И вот мы попадаем в ловушку. Родители уходят от ответственности и перекладывают принятие решений на школу — «мол, вы педагоги, сделайте из моего ребенка конфетку; я не буду водить его на обследования и комиссии, разбирайтесь, как хотите», а школа не может ничего сделать без родителей.
Это ситуация провала, которую я описываю в книжке. Ситуация со всех сторон острая и сложная.
С некоторыми родителям все же удавалось найти компромисс. Но чаще все происходило по сценарию из рассказов.
Что нужно поменять в системе инклюзии, чтобы она стала работать повсеместно и эффективно?
Сейчас у нас все средства уходят на создание среды— полозья для колясок, пандусы, лифты и так далее. Все это важно для детей с ограниченными возможностями, но этого недостаточно. Нужны серьезные вливания в создание тьюторской поддержки.

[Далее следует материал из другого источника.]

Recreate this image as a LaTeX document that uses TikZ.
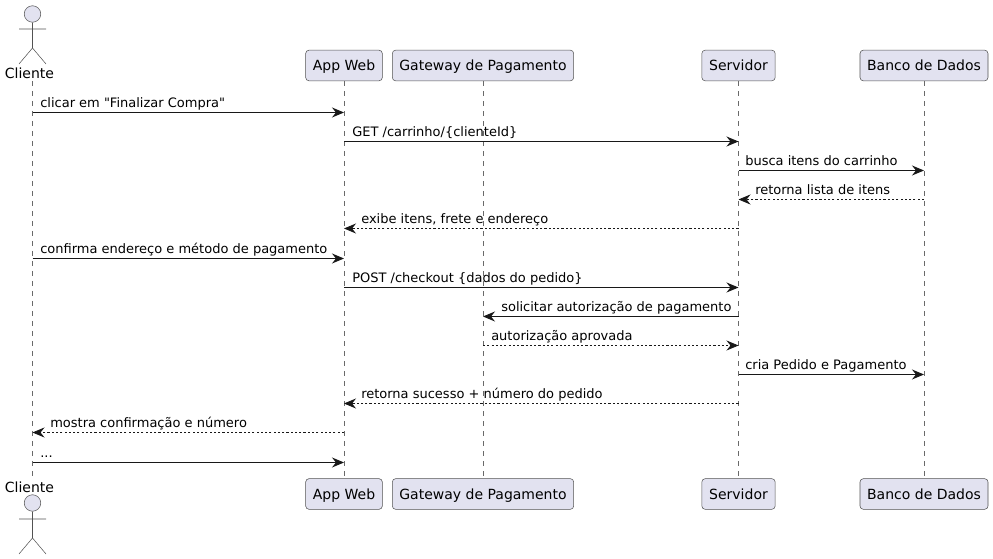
\documentclass[tikz,border=0pt]{standalone}
\usepackage{fontspec}
\newfontfamily\seqfont{DejaVu Sans}
\usepackage{xcolor}
\usetikzlibrary{arrows.meta}
\definecolor{seqfill}{HTML}{E2E2F0}
\definecolor{seqline}{HTML}{181818}
\tikzset{
    partbox/.style={rectangle, draw=seqline!75, line width=0.4pt, fill=seqfill, rounded corners=2.5pt, text centered, font=\seqfont\fontsize{10.5pt}{12pt}\selectfont, minimum height=23pt, inner sep=0pt, text height=7.6pt, text depth=0pt},
    actorlabel/.style={inner sep=0pt, font=\seqfont\fontsize{10.5pt}{12pt}\selectfont, text height=7.6pt, text depth=0pt},
    actorbody/.style={draw=seqline!75, line width=0.4pt},
    lifeline/.style={draw=seqline!65, line width=0.4pt, dash pattern=on 3.75pt off 3.75pt},
    msg/.style={draw=seqline, line width=0.75pt, -{Stealth[length=9pt,width=7.5pt,inset=3pt]}},
    reply/.style={msg, line width=0.6pt, dash pattern=on 1.6pt off 1.6pt},
    msglabel/.style={anchor=base west, inner sep=0pt, text=black}
}
\begin{document}
\begin{tikzpicture}[x=0.75pt, y=-0.75pt, font=\seqfont\fontsize{9.75pt}{12pt}\selectfont]
    \useasboundingbox (0,0) rectangle (993,559);

    % lifeline ends
    \coordinate (clienteT) at (32.5,81);
    \coordinate (clienteB) at (32.5,478);
    \node (cliente) [actorlabel] at (29.5,73) {Cliente};
    \node (web) [partbox, minimum width=57.5pt] at (344,65.5) {App Web};
    \node (gateway) [partbox, minimum width=136pt] at (483,65.5) {Gateway de Pagamento};
    \node (servidor) [partbox, minimum width=55pt] at (738.5,65.5) {Servidor};
    \node (banco) [partbox, minimum width=96pt] at (924,65.5) {Banco de Dados};

    \node (clienteL) [actorlabel] at (29.5,487) {Cliente};
    \node (webB) [partbox, minimum width=57.5pt] at (344,494) {App Web};
    \node (gatewayB) [partbox, minimum width=136pt] at (483,494) {Gateway de Pagamento};
    \node (servidorB) [partbox, minimum width=55pt] at (738.5,494) {Servidor};
    \node (bancoB) [partbox, minimum width=96pt] at (924,494) {Banco de Dados};

    \draw [lifeline] (clienteT) -- (clienteB);
    \draw [lifeline] (web) -- (webB);
    \draw [lifeline] (gateway) -- (gatewayB);
    \draw [lifeline] (servidor) -- (servidorB);
    \draw [lifeline] (banco) -- (bancoB);

    % actors
    \node (headT) [circle, actorbody, fill=seqfill, minimum size=12.4pt, inner sep=0pt] at (32.5,14) {};
    \draw [actorbody] (headT) -- (32.5,48) (19,29) -- (46,29) (19,64) -- (32.5,48) -- (46,64);
    \node (headB) [circle, actorbody, fill=seqfill, minimum size=12.4pt, inner sep=0pt] at (32.5,503) {};
    \draw [actorbody] (headB) -- (32.5,538) (19,519) -- (46,519) (19,554) -- (32.5,538) -- (46,554);

    % messages
    \draw [msg] (clienteT |- 0,112.5) -- (web |- 0,112.5);
    \draw [msg] (web |- 0,141.5) -- (servidor |- 0,141.5);
    \draw [msg] (servidor |- 0,170.5) -- (banco |- 0,170.5);
    \draw [reply] (banco |- 0,199.5) -- (servidor |- 0,199.5);
    \draw [reply] (servidor |- 0,228.5) -- (web |- 0,228.5);
    \draw [msg] (clienteT |- 0,258.5) -- (web |- 0,258.5);
    \draw [msg] (web |- 0,287.5) -- (servidor |- 0,287.5);
    \draw [msg] (servidor |- 0,316.5) -- (gateway |- 0,316.5);
    \draw [reply] (gateway |- 0,345.5) -- (servidor |- 0,345.5);
    \draw [msg] (servidor |- 0,374.5) -- (banco |- 0,374.5);
    \draw [reply] (servidor |- 0,403.5) -- (web |- 0,403.5);
    \draw [reply] (web |- 0,432.5) -- (clienteT |- 0,432.5);
    \draw [msg] (clienteT |- 0,462.5) -- (web |- 0,462.5);

    % labels
    \node (txt1) [msglabel] at (40,108) {clicar em "Finalizar Compra"};
    \node (txt2) [msglabel] at (352,137) {GET /carrinho/\{clienteId\}};
    \node (txt3) [msglabel] at (745,166) {busca itens do carrinho};
    \node (txt4) [msglabel] at (755,195) {retorna lista de itens};
    \node (txt5) [msglabel] at (361,224) {exibe itens, frete e endereço};
    \node (txt6) [msglabel] at (40,254) {confirma endereço e método de pagamento};
    \node (txt7) [msglabel] at (352,283) {POST /checkout \{dados do pedido\}};
    \node (txt8) [msglabel] at (501,312) {solicitar autorização de pagamento};
    \node (txt9) [msglabel] at (491,341) {autorização aprovada};
    \node (txt10) [msglabel] at (745,370) {cria Pedido e Pagamento};
    \node (txt11) [msglabel] at (361,399) {retorna sucesso + número do pedido};
    \node (txt12) [msglabel] at (50,428) {mostra confirmação e número};
    \node (txt13) [msglabel] at (40,458) {...};
\end{tikzpicture}
\end{document}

На нас хлынули дети из речевых коррекционных школ, дети с аутизмом — ребята, которые замкнуты в себе, ни за кем не тянутся и не будут тянуться.
При другом подходе эти дети могли бы выйти в норму… Но мы переходим на новую систему на ходу.
Мы не можем этим детям сказать «посидите, подождите, мы сейчас все создадим, а вы потом присоединитесь». Им надо учиться прямо сейчас.
Если инклюзия дойдет до такого уровня, на котором была развита коррекция, отлично! Пока же есть ощущение, что мы живем в недостроенном доме. Вроде бы переехал и знаешь, что когда-нибудь здесь будет лучше. Но пока все еще не доделано, и это влечет за собой определенные последствия. Порой непоправимые.